Signifions l’importance du son également, et très vite on sent que le cinéaste préfère nous emmener sur les terrains de films presque expérimentaux, plutôt que dans le cloud avec une narration au schéma classique. La bande sonore (plus que musique à proprement parler) composée par Michel Duprez et Gwenaël Mario Grisi apporte des sonorités dissonantes faites de bruits métalliques, de grincements et de déflagrations.
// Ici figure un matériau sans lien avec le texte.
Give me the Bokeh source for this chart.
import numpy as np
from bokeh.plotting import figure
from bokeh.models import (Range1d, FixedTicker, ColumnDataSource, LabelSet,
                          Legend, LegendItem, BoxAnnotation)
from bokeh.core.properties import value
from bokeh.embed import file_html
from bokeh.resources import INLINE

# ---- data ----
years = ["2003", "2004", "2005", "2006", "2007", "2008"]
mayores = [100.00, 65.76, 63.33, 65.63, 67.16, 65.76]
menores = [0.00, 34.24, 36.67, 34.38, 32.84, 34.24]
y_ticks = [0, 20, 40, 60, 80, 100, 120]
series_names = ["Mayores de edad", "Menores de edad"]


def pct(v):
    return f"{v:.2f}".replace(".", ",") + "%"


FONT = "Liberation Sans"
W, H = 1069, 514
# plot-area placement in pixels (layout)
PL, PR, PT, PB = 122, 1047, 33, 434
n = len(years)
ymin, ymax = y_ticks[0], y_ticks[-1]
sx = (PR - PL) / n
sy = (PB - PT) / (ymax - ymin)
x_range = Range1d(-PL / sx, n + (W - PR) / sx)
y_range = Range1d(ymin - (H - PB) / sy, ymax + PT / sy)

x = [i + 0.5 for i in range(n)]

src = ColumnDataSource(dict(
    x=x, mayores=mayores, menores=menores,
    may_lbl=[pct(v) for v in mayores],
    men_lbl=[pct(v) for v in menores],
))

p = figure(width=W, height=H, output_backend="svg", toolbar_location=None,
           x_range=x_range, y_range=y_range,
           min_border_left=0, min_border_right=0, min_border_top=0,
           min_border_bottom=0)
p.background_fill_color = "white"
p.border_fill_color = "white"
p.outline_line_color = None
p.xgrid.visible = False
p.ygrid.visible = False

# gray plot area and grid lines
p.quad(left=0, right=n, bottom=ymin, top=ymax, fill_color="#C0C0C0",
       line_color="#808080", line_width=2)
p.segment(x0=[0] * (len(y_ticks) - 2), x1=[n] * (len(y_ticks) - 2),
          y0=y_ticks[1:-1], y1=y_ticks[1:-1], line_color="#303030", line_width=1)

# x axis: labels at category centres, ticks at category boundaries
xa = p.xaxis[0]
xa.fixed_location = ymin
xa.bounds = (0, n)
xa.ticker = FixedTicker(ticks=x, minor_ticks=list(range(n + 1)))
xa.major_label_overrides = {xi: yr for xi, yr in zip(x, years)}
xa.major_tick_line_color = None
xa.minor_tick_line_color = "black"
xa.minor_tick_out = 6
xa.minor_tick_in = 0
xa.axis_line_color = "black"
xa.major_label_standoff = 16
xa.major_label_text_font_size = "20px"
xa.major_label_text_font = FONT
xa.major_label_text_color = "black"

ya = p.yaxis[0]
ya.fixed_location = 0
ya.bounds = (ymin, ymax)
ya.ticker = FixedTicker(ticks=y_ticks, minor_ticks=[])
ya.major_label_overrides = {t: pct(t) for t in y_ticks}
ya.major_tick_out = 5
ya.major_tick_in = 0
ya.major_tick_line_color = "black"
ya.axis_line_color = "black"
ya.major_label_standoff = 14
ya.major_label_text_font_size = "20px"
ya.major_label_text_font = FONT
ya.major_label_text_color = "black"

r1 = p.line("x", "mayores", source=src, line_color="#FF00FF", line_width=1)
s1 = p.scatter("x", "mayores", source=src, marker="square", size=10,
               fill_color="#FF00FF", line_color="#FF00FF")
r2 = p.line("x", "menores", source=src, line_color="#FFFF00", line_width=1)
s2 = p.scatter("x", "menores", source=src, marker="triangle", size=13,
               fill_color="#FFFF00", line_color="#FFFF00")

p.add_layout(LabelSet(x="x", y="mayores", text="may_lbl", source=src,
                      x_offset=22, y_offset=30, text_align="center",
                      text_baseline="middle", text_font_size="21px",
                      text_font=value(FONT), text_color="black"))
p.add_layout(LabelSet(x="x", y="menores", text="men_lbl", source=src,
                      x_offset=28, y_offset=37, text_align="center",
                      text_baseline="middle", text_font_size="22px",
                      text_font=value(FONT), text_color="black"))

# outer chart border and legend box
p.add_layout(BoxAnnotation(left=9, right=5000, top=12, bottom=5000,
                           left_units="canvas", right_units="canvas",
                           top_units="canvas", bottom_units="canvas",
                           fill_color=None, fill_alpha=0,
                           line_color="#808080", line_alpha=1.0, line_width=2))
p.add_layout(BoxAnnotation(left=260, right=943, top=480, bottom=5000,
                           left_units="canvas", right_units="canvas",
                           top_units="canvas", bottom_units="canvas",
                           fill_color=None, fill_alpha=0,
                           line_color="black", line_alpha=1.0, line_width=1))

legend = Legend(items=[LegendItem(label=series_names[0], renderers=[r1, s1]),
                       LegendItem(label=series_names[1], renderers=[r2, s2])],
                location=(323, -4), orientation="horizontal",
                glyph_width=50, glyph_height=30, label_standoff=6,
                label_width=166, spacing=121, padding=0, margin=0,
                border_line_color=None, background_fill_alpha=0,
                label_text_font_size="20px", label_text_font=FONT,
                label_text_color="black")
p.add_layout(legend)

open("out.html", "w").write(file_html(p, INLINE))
Expérience sensorielle et visuelle, l’auteur ne se plie pas aux règles classiques et tente de raconter son film avant tout en images. "Zaman Dark" est à vanter pour cette ambition dont il fait preuve et l'exigence qu’il convoque chez le spectateur.

Et même si on apprécie ce genre de direction, pour nous le grand regret vient majoritairement du montage. Le film est alors bien trop long pour son propre bien et les effets clipesques (les flashs blancs accompagnés d’un son assourdissant, les images accélérées, les focales bien écrasées sur le visage d’Anaïs) n'arrangent pas l’affaire. Le film a pourtant opté pour une mise en scène posée, esthétique sur ses inserts et avec l’envie de faire durer son plan. Hélas, il oublie de remplir son cadre, de le rendre intéressant par d’autres éléments, et on se retrouve alors face à des scènes assez similaires qui se succèdent, filmées de la même manière et qui ont une fâcheuse tendance à s’étirer plus que de raison.
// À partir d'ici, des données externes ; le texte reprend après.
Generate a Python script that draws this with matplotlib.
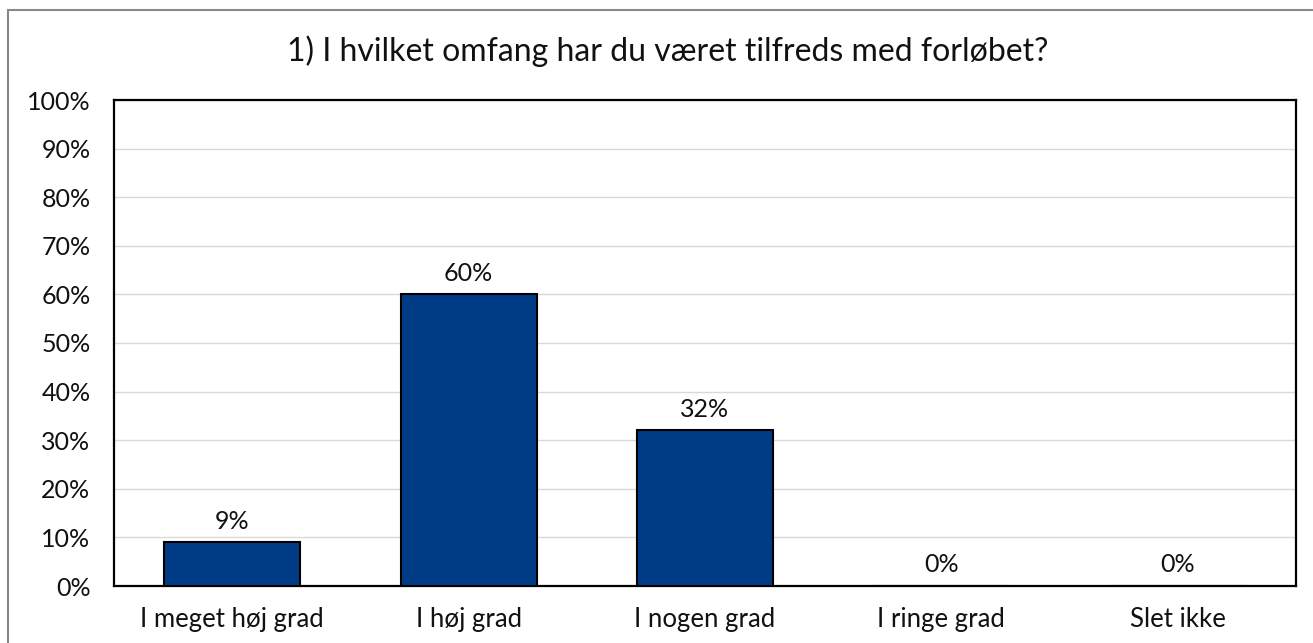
import matplotlib.pyplot as plt
from matplotlib.patches import Rectangle
from matplotlib.ticker import PercentFormatter

plt.rcParams["font.family"] = ["Lato", "DejaVu Sans"]

categories = ["I meget høj grad", "I høj grad", "I nogen grad", "I ringe grad", "Slet ikke"]
values = [9, 60, 32, 0, 0]
title = "1) I hvilket omfang har du været tilfreds med forløbet?"

W, H = 1313, 643
fig = plt.figure(figsize=(W / 100, H / 100), dpi=100)
ax = fig.add_axes([114 / W, 1 - 586 / H, (1296 - 114) / W, (586 - 100) / H])

# outer chart frame (cropped at right/bottom)
fig.add_artist(Rectangle((8 / W, -0.1), 1.2, 1.1 - 10 / H, transform=fig.transFigure,
                         fill=False, edgecolor="#888888", linewidth=1.5))

x = range(len(categories))
bars = ax.bar(x, values, width=0.575, color="#003C85", edgecolor="black",
              linewidth=1.5, zorder=3)
for xi, v in zip(x, values):
    ax.annotate(f"{v}%", (xi, v), xytext=(0, 7), textcoords="offset points",
                ha="center", va="bottom", fontsize=18, color="#111111")

ax.set_xlim(-0.5, len(categories) - 0.5)
ax.set_ylim(0, 100)
ax.set_yticks(range(0, 101, 10))
ax.yaxis.set_major_formatter(PercentFormatter(decimals=0))
ax.set_xticks(list(x))
ax.set_xticklabels(categories)
ax.tick_params(axis="both", length=0, labelsize=18, colors="#111111")
ax.tick_params(axis="x", labelsize=18.5, pad=15)
ax.tick_params(axis="y", pad=17)
ax.grid(axis="y", color="#D9D9D9", linewidth=1, zorder=0)
for s in ax.spines.values():
    s.set_linewidth(1.6)
    s.set_color("black")

fig.text(668 / W, 1 - 61 / H, title, ha="center", va="baseline",
         fontsize=23, color="#111111")

fig.savefig("out.png", dpi=100)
Le message se retrouve alors martelé à la tronche du spectateur, ce qui en devient agaçant vu le manque vraisemblable de confiance du réalisateur dans son auditoire. Nous ne sommes pas étonnées qu’Anaïs, qui en plus d’être anthropophage, par défaut subit des effets secondaires de son ancien métier de chimiste, aille très mal, mais le montage et la mise en scène en font tellement, que tout commence à paraître artificiel. Ce n’est pas faute au duo d’acteurs principaux qui s’en donne à cœur joie, l’ensemble pêche par ce trop plein d'éléments rajoutés en post production qui discrédite en partie le film et le rend paradoxal dans son approche. Minimaliste et grandiloquent. Dépouillé, mais pourtant plein à craquer.

Alors oui, le commentaire politique est saisissant, mais on aurait aimé que Christophe Karabache rende le tout plus percutant, moins amorphe, artificiel et redondant. Et c’est tout le paradoxe de la démarche : on sent l’envie de coller au réel de part ses décors, ses thèmes, mais le montage vient un peu tout anéantir. Même si on comprend l’envie de proposer quelque chose qui serait plus de l’ordre de l’expérience, on sent un film qui finalement n’utilise que des effets faciles et outranciers pour arriver à ses fins. Dommage, car l’idée d’un Liban version cauchemar où tout paraît désert et hors du temps nous a embarqués sur sa première partie, mais n’a pas su tenir son langage thématique et formel alignés, malgré une fin qui retrouve un peu de mordant. Soulignons quand même la démarche d’affronter des sujets comme l’après guerre civile, la faillite autant d’un pays que celle d’un couple, le désert émotionnel et sexuel engendré, de façon singulière et unique, tout en mettant en avant un pays un peu oublié par nos cinémas occidentaux.